Trying to think of things to write lately has been difficult. I have thoughts and opinions but I have become more worried lately about what people are going to think about my thoughts and opinions. I have recently stopped writing for myself and have started writing for whoever is reading. That's terrible and that's not at all how a real writer should be. I'm not going to impress everyone and I'm definitely not going to make or break relationships by keeping everything rated G or letting everything fluctuate into an R rating. I started this because I do have a voice and I do have my own shit going on. I'm on the adventure of a lifetime!

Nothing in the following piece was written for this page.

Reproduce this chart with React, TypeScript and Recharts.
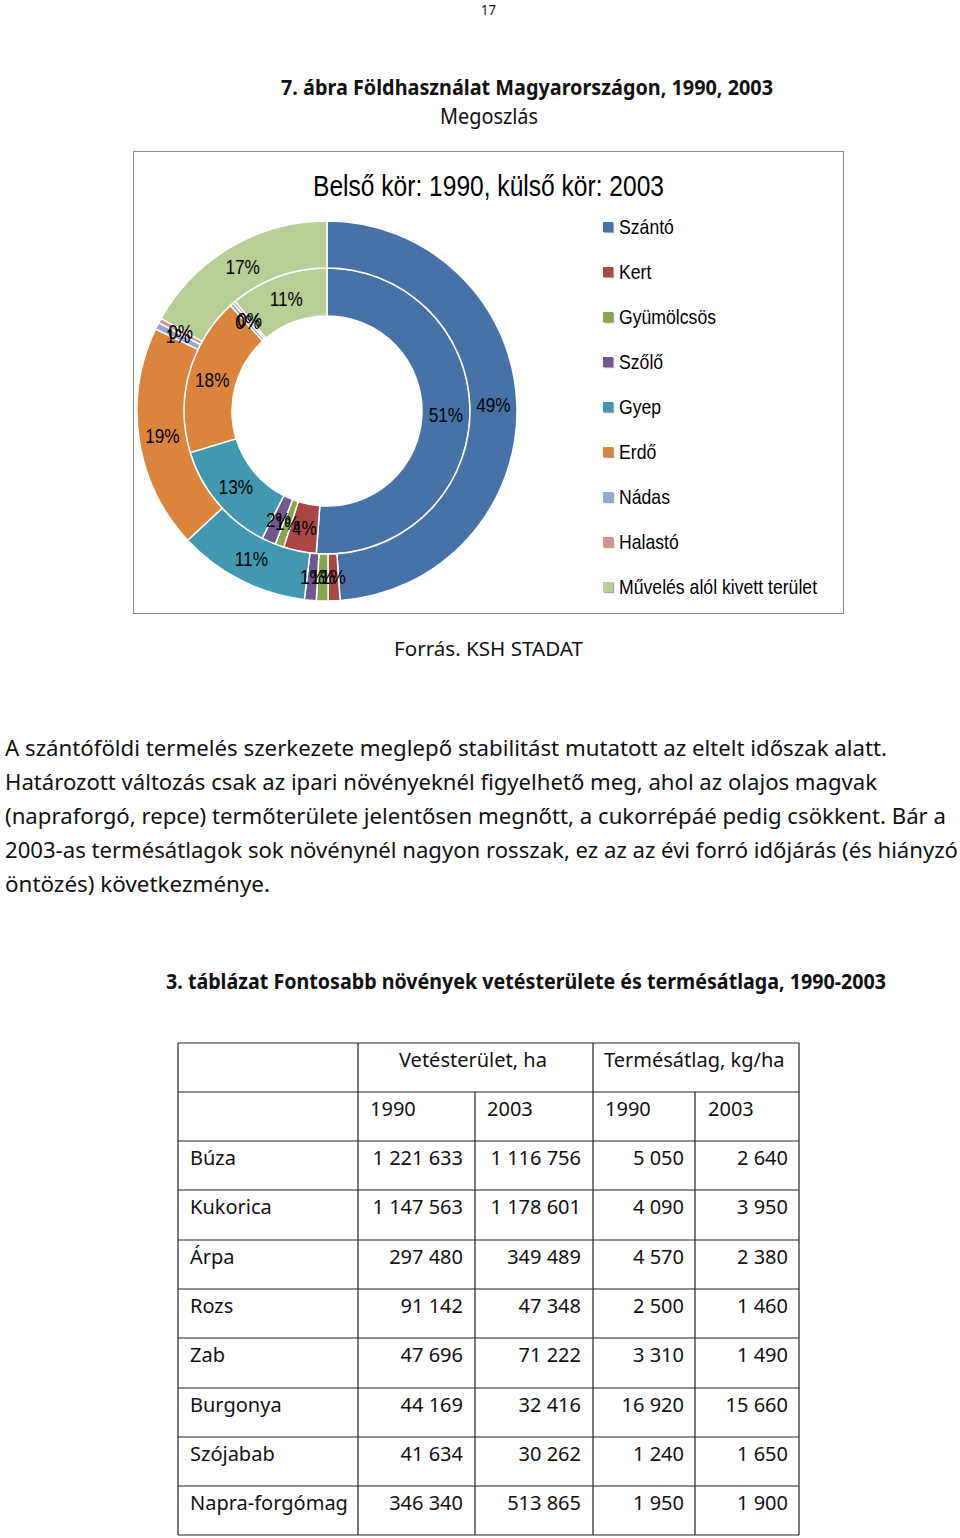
import { PieChart, Pie, Cell, Legend } from 'recharts';

// Land use categories, same order as the Excel legend
const landCategories = [
  'Szántó',
  'Kert',
  'Gyümölcsös',
  'Szőlő',
  'Gyep',
  'Erdő',
  'Nádas',
  'Halastó',
  'Művelés alól kivett terület',
];
// shares in percent (inner ring = 1990, outer ring = 2003)
const share1990 = [51.2, 3.7, 1.0, 1.6, 12.8, 17.9, 0.4, 0.3, 11.1];
const share2003 = [48.9, 1.0, 1.0, 1.0, 11.2, 19.0, 0.6, 0.4, 16.9];
const landColors = ['#4672A8', '#AA4643', '#89A54E', '#71588F', '#4198AF', '#DB843D', '#93A9CF', '#D19392', '#B9CD96'];

// 3. táblázat
const crops = ['Búza', 'Kukorica', 'Árpa', 'Rozs', 'Zab', 'Burgonya', 'Szójabab', 'Napra-forgómag'];
const area1990 = [1221633, 1147563, 297480, 91142, 47696, 44169, 41634, 346340];
const area2003 = [1116756, 1178601, 349489, 47348, 71222, 32416, 30262, 513865];
const yield1990 = [5050, 4090, 4570, 2500, 3310, 16920, 1240, 1950];
const yield2003 = [2640, 3950, 2380, 1460, 1490, 15660, 1650, 1900];
const tableYears = ['1990', '2003', '1990', '2003'];

const paragraph = [
  'A szántóföldi termelés szerkezete meglepő stabilitást mutatott az eltelt időszak alatt.',
  'Határozott változás csak az ipari növényeknél figyelhető meg, ahol az olajos magvak',
  '(napraforgó, repce) termőterülete jelentősen megnőtt, a cukorrépáé pedig csökkent. Bár a',
  '2003-as termésátlagok sok növénynél nagyon rosszak, ez az az évi forró időjárás (és hiányzó',
  'öntözés) következménye.',
];
const paragraphWidths = [882, 872, 941, 953, 265];

const PAGE_FONT = '"Noto Sans", "Open Sans", sans-serif';
const CHART_FONT = '"Liberation Sans", Arial, sans-serif';
// Excel drew the chart text in a condensed Arial; squeeze it horizontally
const SQUEEZE = 0.84;

const RAD = Math.PI / 180;

const fmt = (n: number) => n.toString().replace(/\B(?=(\d{3})+(?!\d))/g, ' ');

function renderPct(props: any) {
  const { cx, cy, midAngle, innerRadius, outerRadius, percent } = props;
  const r = (innerRadius + outerRadius) / 2;
  const x = cx + r * Math.cos(-midAngle * RAD);
  const y = cy + r * Math.sin(-midAngle * RAD);
  return (
    <text
      transform={`translate(${x},${y}) scale(0.86,1)`}
      x={0}
      y={0}
      fill="#000"
      textAnchor="middle"
      dominantBaseline="central"
      fontSize={20}
      fontFamily={CHART_FONT}
    >
      {`${Math.round(percent * 100)}%`}
    </text>
  );
}

function LandLegend() {
  return (
    <div style={{ fontFamily: CHART_FONT, fontSize: 21, color: '#000' }}>
      {landCategories.map((name, i) => (
        <div key={name} style={{ height: 45, display: 'flex', alignItems: 'center', whiteSpace: 'nowrap' }}>
          <span
            style={{
              width: 10,
              height: 10,
              background: landColors[i],
              boxShadow: '1px 1px 1px rgba(0,0,0,0.35)',
              marginRight: 6,
              flex: 'none',
            }}
          />
          <span style={{ display: 'inline-block', transform: `scaleX(${SQUEEZE})`, transformOrigin: 'left center' }}>
            {name}
          </span>
        </div>
      ))}
    </div>
  );
}

/** SVG text squeezed / stretched to the measured width of the original line */
function Fit({ x, y, w, size, bold, family = PAGE_FONT, fill = '#111', children }: {
  x: number; y: number; w: number; size: number; bold?: boolean; family?: string; fill?: string; children: string;
}) {
  return (
    <text
      x={x}
      y={y}
      textLength={w}
      lengthAdjust="spacingAndGlyphs"
      fontSize={size}
      fontWeight={bold ? 700 : 400}
      fontFamily={family}
      fill={fill}
    >
      {children}
    </text>
  );
}

function CropTable() {
  const rowLines = [1043, 1092, 1141, 1190, 1240, 1289, 1338, 1388, 1437, 1486, 1535];
  const colX = [178, 358, 475, 593, 695, 799];
  const rightEdge = [463, 581, 684, 788];
  const txt = { fontSize: 20, fontFamily: PAGE_FONT, fill: '#111' };
  const baseline = (row: number) => (rowLines[row] + rowLines[row + 1]) / 2 - 1;
  return (
    <g>
      {rowLines.map((y) => (
        <line key={y} x1={colX[0]} x2={colX[5]} y1={y} y2={y} stroke="#222" strokeWidth={1.2} />
      ))}
      {colX.map((x, i) => (
        <line
          key={x}
          x1={x}
          x2={x}
          y1={i === 2 || i === 4 ? rowLines[1] : rowLines[0]}
          y2={rowLines[rowLines.length - 1]}
          stroke="#222"
          strokeWidth={1.2}
        />
      ))}
      <text {...txt} x={399} y={baseline(0)}>Vetésterület, ha</text>
      <text {...txt} x={604} y={baseline(0)}>Termésátlag, kg/ha</text>
      {tableYears.map((yr, i) => (
        <text key={i} {...txt} x={[370, 487, 605, 708][i]} y={baseline(1)}>{yr}</text>
      ))}
      {crops.map((c, r) => {
        const vals = [area1990[r], area2003[r], yield1990[r], yield2003[r]];
        return (
          <g key={c}>
            <text {...txt} x={190} y={baseline(r + 2)}>{c}</text>
            {vals.map((v, i) => (
              <text key={i} {...txt} x={rightEdge[i]} y={baseline(r + 2)} textAnchor="end">{fmt(v)}</text>
            ))}
          </g>
        );
      })}
    </g>
  );
}

export default function App() {
  const data = landCategories.map((name, i) => ({ name, y1990: share1990[i], y2003: share2003[i] }));

  return (
    <div style={{ position: 'absolute', left: 0, top: 0, width: 960, height: 1538, background: '#fff' }}>
      <svg width={960} height={1538} style={{ position: 'absolute', left: 0, top: 0 }}>
        <Fit x={481} y={15} w={15} size={15}>17</Fit>
        <Fit x={281} y={95} w={492} size={21} bold>7. ábra Földhasználat Magyarországon, 1990, 2003</Fit>
        <Fit x={440} y={124} w={98} size={21}>Megoszlás</Fit>
        <Fit x={394} y={656} w={189} size={20}>Forrás. KSH STADAT</Fit>
        {paragraph.map((line, i) => (
          <Fit key={i} x={5} y={756 + i * 34} w={paragraphWidths[i]} size={21}>{line}</Fit>
        ))}
        <Fit x={166} y={989} w={720} size={21} bold>3. táblázat Fontosabb növények vetésterülete és termésátlaga, 1990-2003</Fit>
        <CropTable />
      </svg>

      <div
        style={{
          position: 'absolute',
          left: 133,
          top: 151,
          width: 711,
          height: 463,
          border: '1px solid #8c8c8c',
          boxSizing: 'border-box',
          background: '#fff',
        }}
      >
        <svg width={709} height={60} style={{ position: 'absolute', left: 0, top: 0 }}>
          <Fit x={179} y={44} w={351} size={29} family={CHART_FONT} fill="#000">
            Belső kör: 1990, külső kör: 2003
          </Fit>
        </svg>
        <PieChart width={709} height={461} margin={{ top: 0, right: 0, bottom: 0, left: 0 }}>
          <Pie
            data={data}
            dataKey="y1990"
            nameKey="name"
            cx={193}
            cy={259}
            innerRadius={95}
            outerRadius={143}
            startAngle={90}
            endAngle={-270}
            stroke="#fff"
            strokeWidth={1.5}
            label={renderPct}
            labelLine={false}
            isAnimationActive={false}
          >
            {data.map((d, i) => (
              <Cell key={d.name} fill={landColors[i]} />
            ))}
          </Pie>
          <Pie
            data={data}
            dataKey="y2003"
            nameKey="name"
            cx={193}
            cy={259}
            innerRadius={143}
            outerRadius={190}
            startAngle={90}
            endAngle={-270}
            stroke="#fff"
            strokeWidth={1.5}
            label={renderPct}
            labelLine={false}
            isAnimationActive={false}
          >
            {data.map((d, i) => (
              <Cell key={d.name} fill={landColors[i]} />
            ))}
          </Pie>
          <Legend
            layout="vertical"
            content={() => <LandLegend />}
            wrapperStyle={{ position: 'absolute', left: 469, top: 52, width: 240 }}
          />
        </PieChart>
      </div>
    </div>
  );
}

I've also found that I'm losing my writing style. I'm trying to compare myself to writers on other blogs and I'm finding that it's actually killing my own thought process. I don't need to use every $5 word in the book in order to get my point across. I like things black or white. I like not having a gray area. I like knowing and not being kept in the dark or lead on.. so why am I treating my potential readers the same way? I need to get back the point of this whole thing and that was to keep friends and family in touch with what it is I have been up to.
So let's get back to the basics by saying things have been happening lately and I believe them to be good things. I am trying to throw off my old habits by not actually putting all my eggs in one basket but luckily, because of my past experiences.. I have learned that slow and steady wins the race. So I'm going to actually just leave that as is because I don't know what else to say at this point. It could be good. I'm hoping it's good but won't be destroyed if it's not good. It's life.
I recently joined back up with the rest of the world and hooked up cable and internet. I have spent a total of 2 minutes watching TV (mostly to check and make sure I have AMC) and the rest of the time has been spent with my new boyfriend: Netflix. Well not new, we've actually been in a relationship for a lot of years. Back when DVDs and streaming came hand in hand. We took a break from each other but our relationship is still firm. That's what love is -- I think. Clearly, I'm an expert.
Today is going to be (well it's supposed to be) a productive day if I could peel myself away from the Roku and get in the damn shower. I have to pay rent, get an oil change, join the gym and clean my apartment.
Maybe it's not a full day, but Netflix and I have plans later.